_Source material_
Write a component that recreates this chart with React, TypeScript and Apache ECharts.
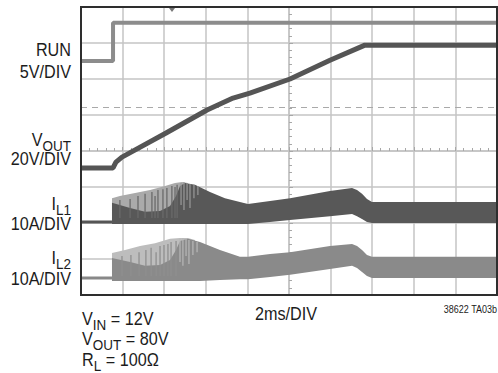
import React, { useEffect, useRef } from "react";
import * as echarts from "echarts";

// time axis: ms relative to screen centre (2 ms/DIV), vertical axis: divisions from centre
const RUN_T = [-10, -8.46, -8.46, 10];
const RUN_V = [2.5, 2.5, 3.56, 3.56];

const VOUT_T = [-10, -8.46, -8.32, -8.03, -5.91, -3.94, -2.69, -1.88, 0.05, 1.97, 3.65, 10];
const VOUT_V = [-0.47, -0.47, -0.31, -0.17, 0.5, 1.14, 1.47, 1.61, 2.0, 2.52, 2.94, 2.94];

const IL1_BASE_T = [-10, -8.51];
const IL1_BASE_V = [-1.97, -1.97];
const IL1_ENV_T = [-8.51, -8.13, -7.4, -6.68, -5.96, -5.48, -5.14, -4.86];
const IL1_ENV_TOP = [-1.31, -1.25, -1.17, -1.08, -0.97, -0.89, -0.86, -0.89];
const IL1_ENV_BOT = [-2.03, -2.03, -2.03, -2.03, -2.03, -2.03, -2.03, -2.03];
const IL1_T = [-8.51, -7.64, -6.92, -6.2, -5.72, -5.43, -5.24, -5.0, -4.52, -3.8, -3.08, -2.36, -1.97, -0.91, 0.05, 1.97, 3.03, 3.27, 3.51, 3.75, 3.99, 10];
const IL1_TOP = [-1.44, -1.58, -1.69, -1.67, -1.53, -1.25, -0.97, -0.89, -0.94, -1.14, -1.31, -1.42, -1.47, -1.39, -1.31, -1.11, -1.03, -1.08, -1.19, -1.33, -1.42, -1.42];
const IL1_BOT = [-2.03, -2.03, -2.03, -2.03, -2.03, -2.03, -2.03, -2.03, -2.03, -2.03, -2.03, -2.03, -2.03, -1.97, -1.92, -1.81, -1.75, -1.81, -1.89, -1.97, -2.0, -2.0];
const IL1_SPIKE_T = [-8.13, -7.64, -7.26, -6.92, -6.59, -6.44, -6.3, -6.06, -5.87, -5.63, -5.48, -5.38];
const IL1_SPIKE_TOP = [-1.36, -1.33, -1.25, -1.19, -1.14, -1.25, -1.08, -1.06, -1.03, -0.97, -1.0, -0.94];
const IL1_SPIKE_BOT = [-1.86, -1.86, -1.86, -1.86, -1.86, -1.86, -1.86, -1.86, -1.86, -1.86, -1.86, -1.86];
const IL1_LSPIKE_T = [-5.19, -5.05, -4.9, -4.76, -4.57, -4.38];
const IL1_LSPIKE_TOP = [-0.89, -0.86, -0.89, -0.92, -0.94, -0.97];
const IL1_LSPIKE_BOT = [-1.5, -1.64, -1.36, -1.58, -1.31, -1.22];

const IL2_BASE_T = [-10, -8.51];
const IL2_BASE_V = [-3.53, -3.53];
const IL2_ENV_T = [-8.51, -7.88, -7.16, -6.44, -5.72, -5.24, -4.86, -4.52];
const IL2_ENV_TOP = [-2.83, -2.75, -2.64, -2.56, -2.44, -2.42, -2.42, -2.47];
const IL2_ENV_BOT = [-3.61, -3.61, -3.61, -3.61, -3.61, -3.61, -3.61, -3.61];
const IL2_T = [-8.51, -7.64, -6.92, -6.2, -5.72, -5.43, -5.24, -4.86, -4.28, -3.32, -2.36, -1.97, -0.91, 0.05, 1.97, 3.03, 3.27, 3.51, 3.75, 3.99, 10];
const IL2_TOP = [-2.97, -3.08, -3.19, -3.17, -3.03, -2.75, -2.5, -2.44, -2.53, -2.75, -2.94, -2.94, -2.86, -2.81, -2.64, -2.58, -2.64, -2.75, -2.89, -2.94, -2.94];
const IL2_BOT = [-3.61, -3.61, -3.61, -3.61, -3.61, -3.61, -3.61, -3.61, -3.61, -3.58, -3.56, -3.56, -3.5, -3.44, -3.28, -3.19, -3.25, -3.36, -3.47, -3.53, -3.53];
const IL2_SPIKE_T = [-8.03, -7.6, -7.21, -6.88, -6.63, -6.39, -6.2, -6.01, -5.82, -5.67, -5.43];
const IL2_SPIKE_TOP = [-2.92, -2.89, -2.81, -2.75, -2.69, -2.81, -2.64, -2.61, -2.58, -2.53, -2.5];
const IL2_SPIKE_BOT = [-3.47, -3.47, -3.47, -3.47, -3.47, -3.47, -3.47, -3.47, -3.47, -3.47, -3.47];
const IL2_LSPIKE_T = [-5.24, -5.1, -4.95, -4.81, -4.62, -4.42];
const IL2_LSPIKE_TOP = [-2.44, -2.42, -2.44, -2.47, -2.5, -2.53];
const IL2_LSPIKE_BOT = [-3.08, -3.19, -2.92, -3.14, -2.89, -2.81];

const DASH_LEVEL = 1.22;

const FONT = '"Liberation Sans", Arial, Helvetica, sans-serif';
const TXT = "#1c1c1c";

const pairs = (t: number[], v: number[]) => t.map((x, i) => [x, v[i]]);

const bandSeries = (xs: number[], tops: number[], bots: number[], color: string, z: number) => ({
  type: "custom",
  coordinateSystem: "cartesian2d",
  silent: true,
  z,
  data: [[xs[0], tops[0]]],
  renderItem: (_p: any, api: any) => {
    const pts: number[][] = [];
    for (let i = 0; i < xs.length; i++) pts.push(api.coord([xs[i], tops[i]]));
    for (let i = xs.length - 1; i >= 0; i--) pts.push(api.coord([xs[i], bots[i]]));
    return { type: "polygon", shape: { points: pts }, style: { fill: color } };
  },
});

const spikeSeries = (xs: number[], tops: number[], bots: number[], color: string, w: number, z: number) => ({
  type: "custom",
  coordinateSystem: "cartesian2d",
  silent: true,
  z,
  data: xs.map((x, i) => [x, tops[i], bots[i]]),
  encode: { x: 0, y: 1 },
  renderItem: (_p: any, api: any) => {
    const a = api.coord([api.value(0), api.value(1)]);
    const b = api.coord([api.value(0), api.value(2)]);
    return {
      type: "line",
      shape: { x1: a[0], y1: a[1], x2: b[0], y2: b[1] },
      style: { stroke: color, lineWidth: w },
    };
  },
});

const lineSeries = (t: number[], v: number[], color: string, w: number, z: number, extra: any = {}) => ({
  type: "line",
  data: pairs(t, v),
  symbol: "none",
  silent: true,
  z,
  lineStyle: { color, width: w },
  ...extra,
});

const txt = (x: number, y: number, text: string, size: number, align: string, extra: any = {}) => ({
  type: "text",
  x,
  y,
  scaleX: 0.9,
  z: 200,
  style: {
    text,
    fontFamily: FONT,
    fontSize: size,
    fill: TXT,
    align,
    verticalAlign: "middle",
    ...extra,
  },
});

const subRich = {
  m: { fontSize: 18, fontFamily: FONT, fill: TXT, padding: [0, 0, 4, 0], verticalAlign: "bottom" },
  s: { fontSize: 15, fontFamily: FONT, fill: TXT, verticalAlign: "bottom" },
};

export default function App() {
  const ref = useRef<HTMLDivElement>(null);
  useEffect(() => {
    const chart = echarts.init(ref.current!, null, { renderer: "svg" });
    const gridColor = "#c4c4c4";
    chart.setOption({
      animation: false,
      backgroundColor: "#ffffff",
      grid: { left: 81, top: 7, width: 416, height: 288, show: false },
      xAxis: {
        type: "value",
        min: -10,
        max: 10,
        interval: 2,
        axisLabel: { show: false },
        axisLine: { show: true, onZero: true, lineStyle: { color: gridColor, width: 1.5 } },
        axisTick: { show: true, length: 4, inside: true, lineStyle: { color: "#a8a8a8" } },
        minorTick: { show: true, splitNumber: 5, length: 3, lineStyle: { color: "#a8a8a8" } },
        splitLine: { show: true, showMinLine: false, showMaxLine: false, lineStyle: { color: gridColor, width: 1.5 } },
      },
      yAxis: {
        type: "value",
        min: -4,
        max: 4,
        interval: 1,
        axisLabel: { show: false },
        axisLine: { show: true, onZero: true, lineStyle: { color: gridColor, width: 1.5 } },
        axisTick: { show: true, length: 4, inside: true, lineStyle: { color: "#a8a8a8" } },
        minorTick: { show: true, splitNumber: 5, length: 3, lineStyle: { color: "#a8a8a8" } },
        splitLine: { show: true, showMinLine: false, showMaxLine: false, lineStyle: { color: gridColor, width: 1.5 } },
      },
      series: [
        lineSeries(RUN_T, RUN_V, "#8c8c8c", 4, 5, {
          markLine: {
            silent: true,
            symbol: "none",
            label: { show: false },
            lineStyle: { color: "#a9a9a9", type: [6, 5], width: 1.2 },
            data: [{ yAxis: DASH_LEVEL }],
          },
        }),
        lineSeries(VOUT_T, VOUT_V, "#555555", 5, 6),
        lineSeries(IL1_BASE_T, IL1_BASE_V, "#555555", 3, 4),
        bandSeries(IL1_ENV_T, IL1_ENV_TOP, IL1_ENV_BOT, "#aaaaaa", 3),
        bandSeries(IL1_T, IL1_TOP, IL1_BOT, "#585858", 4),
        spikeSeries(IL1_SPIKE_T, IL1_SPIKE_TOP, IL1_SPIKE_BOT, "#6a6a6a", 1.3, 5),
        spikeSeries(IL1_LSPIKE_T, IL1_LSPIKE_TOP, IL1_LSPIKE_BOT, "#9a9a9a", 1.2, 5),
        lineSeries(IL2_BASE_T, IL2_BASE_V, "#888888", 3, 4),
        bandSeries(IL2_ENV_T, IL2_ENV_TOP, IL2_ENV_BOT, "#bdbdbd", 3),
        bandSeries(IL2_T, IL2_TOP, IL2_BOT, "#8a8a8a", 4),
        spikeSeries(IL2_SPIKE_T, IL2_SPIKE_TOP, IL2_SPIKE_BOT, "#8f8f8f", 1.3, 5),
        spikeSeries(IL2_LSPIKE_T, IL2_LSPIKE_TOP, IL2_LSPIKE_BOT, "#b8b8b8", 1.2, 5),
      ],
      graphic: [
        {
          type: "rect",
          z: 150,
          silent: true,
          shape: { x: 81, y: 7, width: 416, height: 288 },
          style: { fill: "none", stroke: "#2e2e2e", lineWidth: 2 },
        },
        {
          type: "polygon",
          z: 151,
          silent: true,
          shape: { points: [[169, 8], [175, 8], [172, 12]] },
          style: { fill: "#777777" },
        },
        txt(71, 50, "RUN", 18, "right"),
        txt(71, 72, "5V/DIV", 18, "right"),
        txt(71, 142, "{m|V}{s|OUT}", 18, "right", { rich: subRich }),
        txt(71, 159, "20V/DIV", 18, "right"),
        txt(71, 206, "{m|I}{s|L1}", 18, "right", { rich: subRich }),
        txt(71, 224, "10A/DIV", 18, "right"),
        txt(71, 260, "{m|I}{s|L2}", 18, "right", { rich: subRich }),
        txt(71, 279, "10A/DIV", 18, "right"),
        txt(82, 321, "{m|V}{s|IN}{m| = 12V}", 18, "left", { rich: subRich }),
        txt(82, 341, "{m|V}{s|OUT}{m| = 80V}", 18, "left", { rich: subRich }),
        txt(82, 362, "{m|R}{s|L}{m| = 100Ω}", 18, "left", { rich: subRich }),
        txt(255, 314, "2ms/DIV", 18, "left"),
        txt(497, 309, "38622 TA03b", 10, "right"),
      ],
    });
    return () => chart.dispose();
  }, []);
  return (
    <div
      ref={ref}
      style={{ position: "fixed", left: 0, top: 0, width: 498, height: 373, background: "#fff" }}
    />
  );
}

_Problem to solve_
Copy nothing but the lines from the top of the material through the line holding "import * as", exactly as written; omit pictures.

_Answer to the problem_
Write a component that recreates this chart with React, TypeScript and Apache ECharts.
import React, { useEffect, useRef } from "react";
import * as echarts from "echarts";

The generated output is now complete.